Characteristics of Layer 2 Solutions
- Increases Speed: Transactions are processed off-chain, reducing congestion.
- Lowers Costs: Less computational work means lower fees.
- Enhances Scalability: More transactions can be handled without overloading Layer 1.
Common Layer 2 Scaling Solutions
| Solution | Description | Example |
|---|---|---|
| State Channels | Allows transactions between users off-chain before finalizing them on-chain. | Bitcoin’s Lightning Network |
| Rollups | Bundles multiple transactions into one, reducing blockchain workload. | Ethereum Optimistic Rollups |
| Sidechains | Separate chains connected to Layer 1 that process transactions independently. | Polygon for Ethereum |
Example Calculation: Ethereum Rollups
If Ethereum processes 30 TPS on Layer 1, and a rollup batches 100 transactions into 1, then the new capacity becomes:
30 \times 100 = 3,000 \text{ TPS}This is a 100x improvement over Ethereum’s base capacity.

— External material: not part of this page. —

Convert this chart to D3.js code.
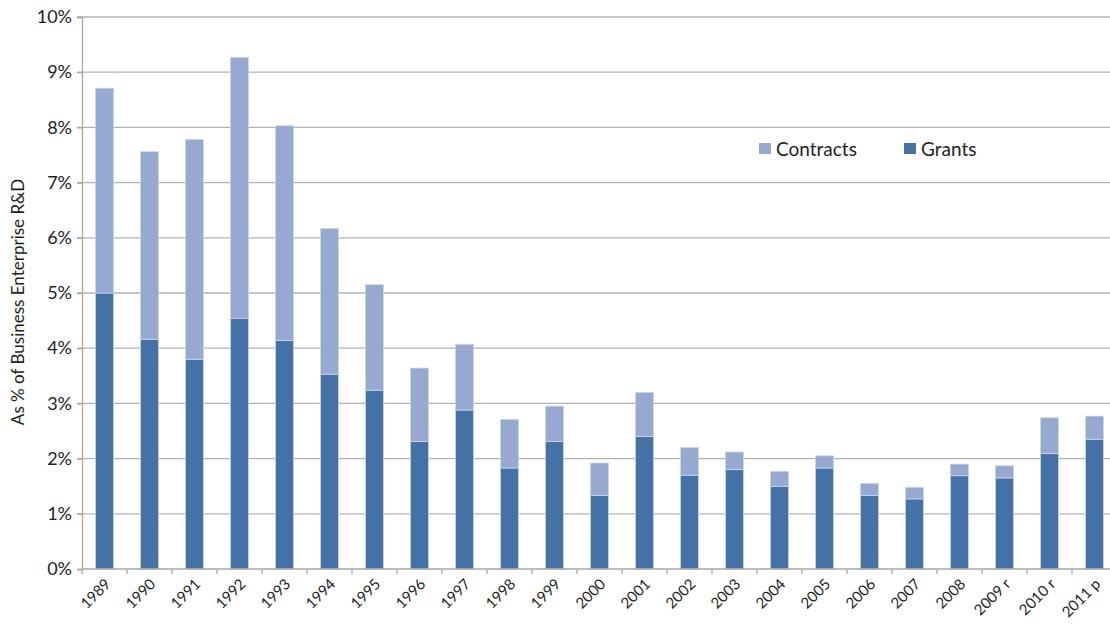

Comparing Layer 1 and Layer 2 Solutions
| Aspect | Layer 1 | Layer 2 |
|---|---|---|
| Security | High (handled by base protocol) | Dependent on Layer 1 security |
| Speed | Lower due to on-chain processing | Higher due to off-chain transactions |
| Cost | Higher due to network congestion | Lower by reducing on-chain work |
| Complexity | Changes require network-wide upgrades | Can be implemented separately |
Real-World Applications
Many blockchain projects are using Layer 1 and Layer 2 solutions to enhance performance. Here are a few examples:
- Bitcoin and Lightning Network (Layer 2): Enables fast, cheap transactions for daily payments.
- Ethereum and Optimistic Rollups (Layer 2): Reduces gas fees for smart contract applications.
- Solana (Layer 1 with Scaling): Uses Proof of History to achieve high speeds without Layer 2 solutions.
Conclusion
Understanding Layer 1 and Layer 2 solutions is essential for evaluating blockchain technology. Layer 1 improvements focus on fundamental changes, while Layer 2 solutions enhance efficiency without modifying the base layer. Both approaches are necessary for blockchain adoption, and as technology evolves, we will see more innovative scaling solutions shaping the future of decentralized finance (DeFi) and beyond.